Step 5: Find the molecular formula

This is a three-part calculation:

(a) Calculate the empirical formula mass. Add up the atomic masses of all atoms in the empirical formula:

$\text{Empirical formula mass of } CH_2Cl = 12.01 + (2 \times 1.008) + 35.453 = 12.01 + 2.016 + 35.453 = 49.48 \text{ g}$

(b) Find the multiplier $n$ . Divide the actual molar mass by the empirical formula mass:

$n = \frac{\text{Molar mass}}{\text{Empirical formula mass}} = \frac{98.96}{49.48} = 2$

This tells you that the real molecule contains exactly twice the atoms shown in the empirical formula.

(c) Multiply through.
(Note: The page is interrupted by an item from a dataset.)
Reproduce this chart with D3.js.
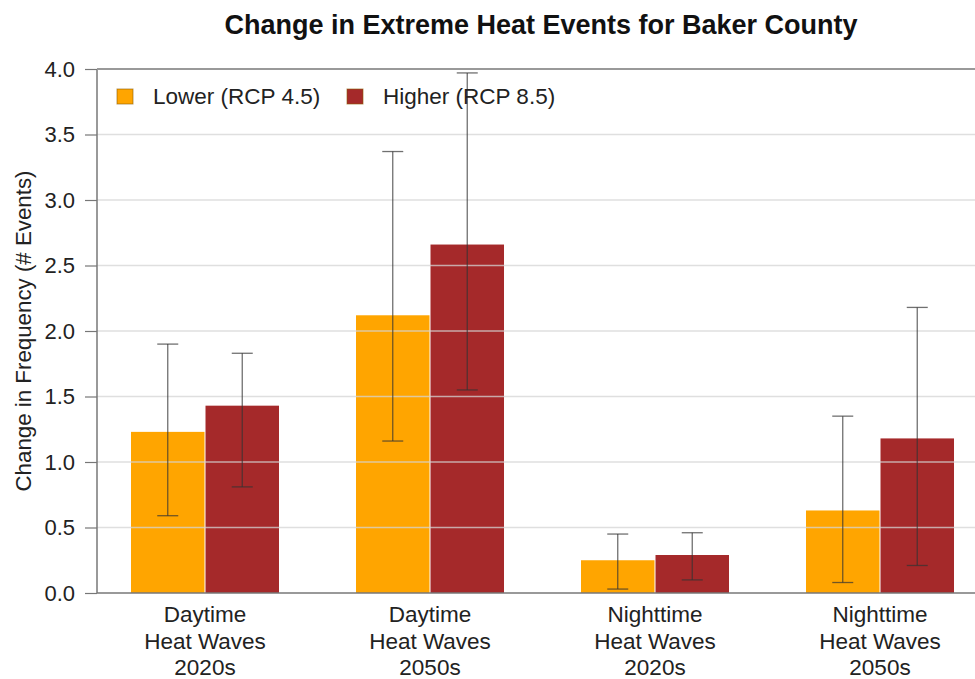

Multiply every subscript in the empirical formula by $n$ :

$\text{Molecular formula} = (CH_2Cl) \times 2 = C_2H_4Cl_2$

So the compound is $C_2H_4Cl_2$ (dichloroethane).

Quick Summary of the Method

Step	What you do	Example value
1	Treat percentages as grams (100 g sample)	H: 4.07 g, C: 24.27 g, Cl: 71.65 g
2	Divide each by its atomic mass to get moles	H: 4.04, C: 2.021, Cl: 2.021
3	Divide all by the smallest mole value	H: 2, C: 1, Cl: 1
4	Write the empirical formula	$CH_2Cl$
5	Divide molar mass by empirical formula mass to get $n$ , then multiply	$n = 2$ , so $C_2H_4Cl_2$

The key insight behind this entire method is that the empirical formula is about the mole ratio of the elements, not their mass ratio. That is why Step 2 (converting grams to moles) is essential. Masses alone can be misleading because different atoms have very different weights. Converting to moles puts every element on the same footing: each value now represents an actual count of atoms.